Continuing on the saga of my expanding gut, I was amused by this little thought from James May:
…and ordinarily, his sentiment would be correct. The correct measure is indeed the pint:
However, I have learnt a few things about this pint business. I tend to prefer my beer in said quantities, as evidenced by this pic of my breakfast beer in Edinburgh:
(Explanation: I had arisen from my hoggish slumber too late to be served breakfast, and the pub hadn’t yet started serving their lunch menu. I was in dire need of some sustenance but my knowledge of local brews was scanty, hence my selection of Tennant’s, the Edinburgh lager, which is absolutely dreadful. No wonder the Jocks are always fighting each other if that’s what they have to drink. I didn’t even finish that glass.)
Anyway, my normal choice of ale taken in pint units is somewhat compromised by the stiff DWI/DUI laws they have Over Here. If I’m walking (e.g. in Edinburgh) or being driven (e.g. to Blenheim), I can freely imbibe from pint glasses, and I have.

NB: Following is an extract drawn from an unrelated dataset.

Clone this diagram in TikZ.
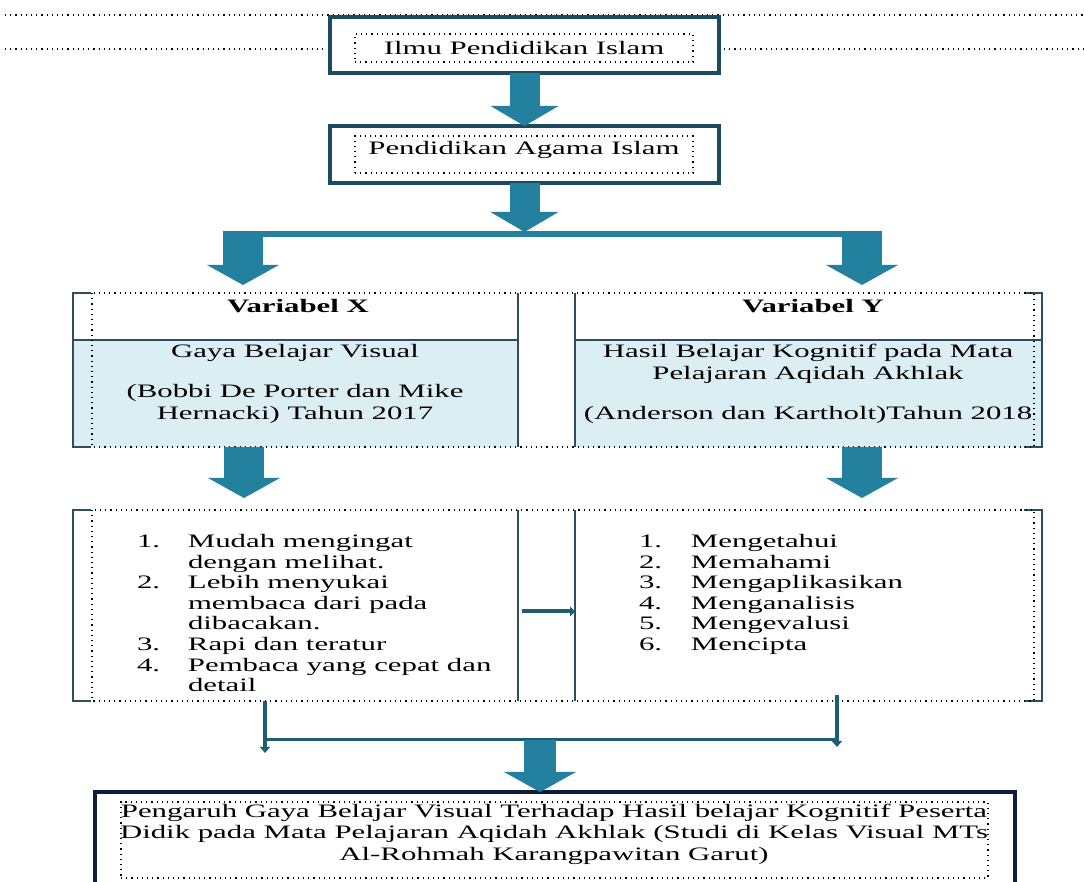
\documentclass[tikz,border=0pt]{standalone}
\usepackage{fontspec}
\setmainfont{Liberation Serif}[FakeStretch=1.62]
\usetikzlibrary{arrows.meta}

\definecolor{framecol}{HTML}{1B4B5E}
\definecolor{navycol}{HTML}{101C3C}
\definecolor{tealcol}{HTML}{23809E}
\definecolor{cellcol}{HTML}{DAEEF3}
\definecolor{rulecol}{HTML}{2E4E5E}
\definecolor{joincol}{HTML}{1D5E73}

\begin{document}
\begin{tikzpicture}[x = 0.5pt, y = -0.5pt,
    every node/.style = {font = \fontsize{9.5}{11}\selectfont, inner sep = 0pt, outer sep = 0pt},
    frame/.style = {draw = framecol, line width = 1.6pt, minimum width = 194.5pt},
    dotbox/.style = {draw, dotted, line width = 0.6pt},
    dotline/.style = {dotted, line width = 0.6pt},
    tabrule/.style = {draw = rulecol, line width = 0.8pt},
    smallarrow/.style = {draw = tealcol, line width = 15pt, -{Triangle[width = 34pt, length = 10pt, line width = 0pt]}},
    bigarrow/.style = {draw = tealcol, line width = 20pt, -{Triangle[width = 36pt, length = 10pt, line width = 0pt]}},
    joinline/.style = {draw = joincol, line width = 2.2pt}]
    \useasboundingbox[fill = white] (0,0) rectangle (1084,882);

    % page lines
    \draw[dotline] (5,15) -- (1084,15);
    \draw[dotline] (5,49) -- (325,49);
    \draw[dotline] (724,49) -- (1084,49);

    % top boxes
    \node[frame, minimum height = 28pt] (ilmu) at (524.5,45) {};
    \node[dotbox, minimum width = 169pt, minimum height = 14pt] (ilmuin) at (524,48) {Ilmu Pendidikan Islam};
    \node[frame, minimum height = 28.5pt] (pai) at (524.5,154.5) {};
    \node[dotbox, minimum width = 169pt, minimum height = 18.5pt, text height = 6pt, text depth = 6pt] (paiin) at (524,154.5) {Pendidikan Agama Islam};

    \draw[smallarrow] (ilmu.south) -- (pai.north);
    \coordinate (split) at (524.5,232);
    \coordinate (bl) at (223,234);
    \coordinate (br) at (882,234);
    \draw[smallarrow] (pai.south) -- (split);
    \draw[tealcol, line width = 3pt] (bl) -- (br);

    % variabel table
    \node[minimum width = 222.5pt, minimum height = 23.5pt] (hX) at (295.5,316.5) {};
    \node[minimum width = 222.5pt, minimum height = 53.5pt, fill = cellcol] (bX) at (295.5,393.5) {};
    \node[minimum width = 233.5pt, minimum height = 23.5pt] (hY) at (808.5,316.5) {};
    \node[minimum width = 233.5pt, minimum height = 53.5pt, fill = cellcol] (bY) at (808.5,393.5) {};

    \draw[bigarrow, shorten > = 4pt] (243,232) -- (hX.north -| 243,0);
    \draw[bigarrow, shorten > = 4pt] (862,232) -- (hY.north -| 862,0);

    \draw[tabrule] ([xshift = 9pt]hX.north west) -- (hX.north west) -- (bX.south west) -- ++(18,0);
    \draw[tabrule] ([xshift = -9pt]hY.north east) -- (hY.north east) -- (bY.south east) -- ++(-18,0);
    \draw[tabrule] (hX.north east) -- (bX.south east);
    \draw[tabrule] (hY.north west) -- (bY.south west);
    \draw[tabrule] (hX.south west) -- (hX.south east);
    \draw[tabrule] (hY.south west) -- (hY.south east);
    \draw[dotline] ([xshift = 9.5pt]hX.north west) rectangle ([xshift = -4pt]bY.south east);

    \node (varX) at (298,306) {\textbf{Variabel X}};
    \node (varY) at (813,306) {\textbf{Variabel Y}};
    \node[align = center] (gaya) at (295,384) {Gaya Belajar Visual\\[9pt](Bobbi De Porter dan Mike\\Hernacki) Tahun 2017};
    \node[align = center] (kogn) at (808,384) {Hasil Belajar Kognitif pada Mata\\Pelajaran Aqidah Akhlak\\[9pt](Anderson dan Kartholt)Tahun 2018};

    % indikator table
    \node[minimum width = 222.5pt, minimum height = 95.5pt] (lX) at (295.5,605.5) {};
    \node[minimum width = 233.5pt, minimum height = 95.5pt] (lY) at (808.5,605.5) {};

    \draw[bigarrow] (bX.south -| 244,0) -- ([yshift = 6pt]lX.north -| 244,0);
    \draw[bigarrow] (bY.south -| 862,0) -- ([yshift = 6pt]lY.north -| 862,0);

    \draw[tabrule] ([xshift = 9pt]lX.north west) -- (lX.north west) -- (lX.south west) -- ++(18,0);
    \draw[tabrule] ([xshift = -9pt]lY.north east) -- (lY.north east) -- (lY.south east) -- ++(-18,0);
    \draw[tabrule] (lX.north east) -- (lX.south east);
    \draw[tabrule] (lY.north west) -- (lY.south west);
    \draw[dotline] ([xshift = 9.5pt]lX.north west) rectangle ([xshift = -4pt]lY.south east);

    \node[anchor = north west, font = \fontsize{9.5}{10.3}\selectfont] (listX) at (137,533) {%
        \begin{tabular}{@{}p{25.5pt}@{}l@{}}
        1. & Mudah mengingat\\
           & dengan melihat.\\
        2. & Lebih menyukai\\
           & membaca dari pada\\
           & dibacakan.\\
        3. & Rapi dan teratur\\
        4. & Pembaca yang cepat dan\\
           & detail
        \end{tabular}};
    \node[anchor = north west, font = \fontsize{9.5}{10.3}\selectfont] (listY) at (639,533) {%
        \begin{tabular}{@{}p{26pt}@{}l@{}}
        1. & Mengetahui\\
        2. & Memahami\\
        3. & Mengaplikasikan\\
        4. & Menganalisis\\
        5. & Mengevalusi\\
        6. & Mencipta
        \end{tabular}};

    \draw[draw = joincol, line width = 2pt, -{Triangle[width = 5pt, length = 2.5pt]}] ([xshift = 2pt, yshift = -3pt]lX.east) -- ([yshift = -3pt]lY.west);

    % join to result
    \coordinate (jl) at (265,740);
    \coordinate (jr) at (837,740);
    \coordinate (jm) at (540,740);
    \draw[joinline, -{Triangle[width = 5pt, length = 3pt]}] (lX.south -| jl) -- ++(0,52);
    \draw[joinline, -{Triangle[width = 5pt, length = 3pt]}] ([yshift = 3pt]lY.south -| jr) -- ++(0,52);
    \draw[joinline, line width = 1.5pt] (jl) -- (jr);

    % result box
    \node[draw = navycol, line width = 1.6pt, minimum width = 460pt, minimum height = 54pt] (hasil) at (555,846) {};
    \node[dotbox, minimum width = 433.5pt, minimum height = 38pt] (hasilin) at (554.5,840) {};
    \node[align = center, font = \fontsize{9.5}{10.75}\selectfont] (hasiltxt) at (554,834) {Pengaruh Gaya Belajar Visual Terhadap Hasil belajar Kognitif Peserta\\Didik pada Mata Pelajaran Aqidah Akhlak (Studi di Kelas Visual MTs\\Al-Rohmah Karangpawitan Garut)};
    \draw[bigarrow, line width = 16pt] (jm) -- (jm |- hasil.north);
\end{tikzpicture}
\end{document}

But if I’m driving, then I have to drink in smaller quantities, e.g. this half-pint of local brew Exmoor (ugh) taken in Salisbury’s Haunch of Venison pub:
(I know, a half-pint looks ridiculous in my giant paw. Whatever.)
You might think that this is counter-productive, in that I would just drink more half-pints to achieve the desired state of inebriation, but actually (and this has been scientifically timed by The Englishman), I tend to drink a full pint (especially of 6X) in about the same time it takes me to drink a half-pint — ergo, I end up drinking half the normal quantity, and thus is P.C. Plod kept off my fat, beer-loving Texas ass.
Call me Mr. Responsible.
(And for those who are about to get all scoldy on me, don’t bother. Like so many of my writings on suchlike topics, this post should be taken with a ton of salt.)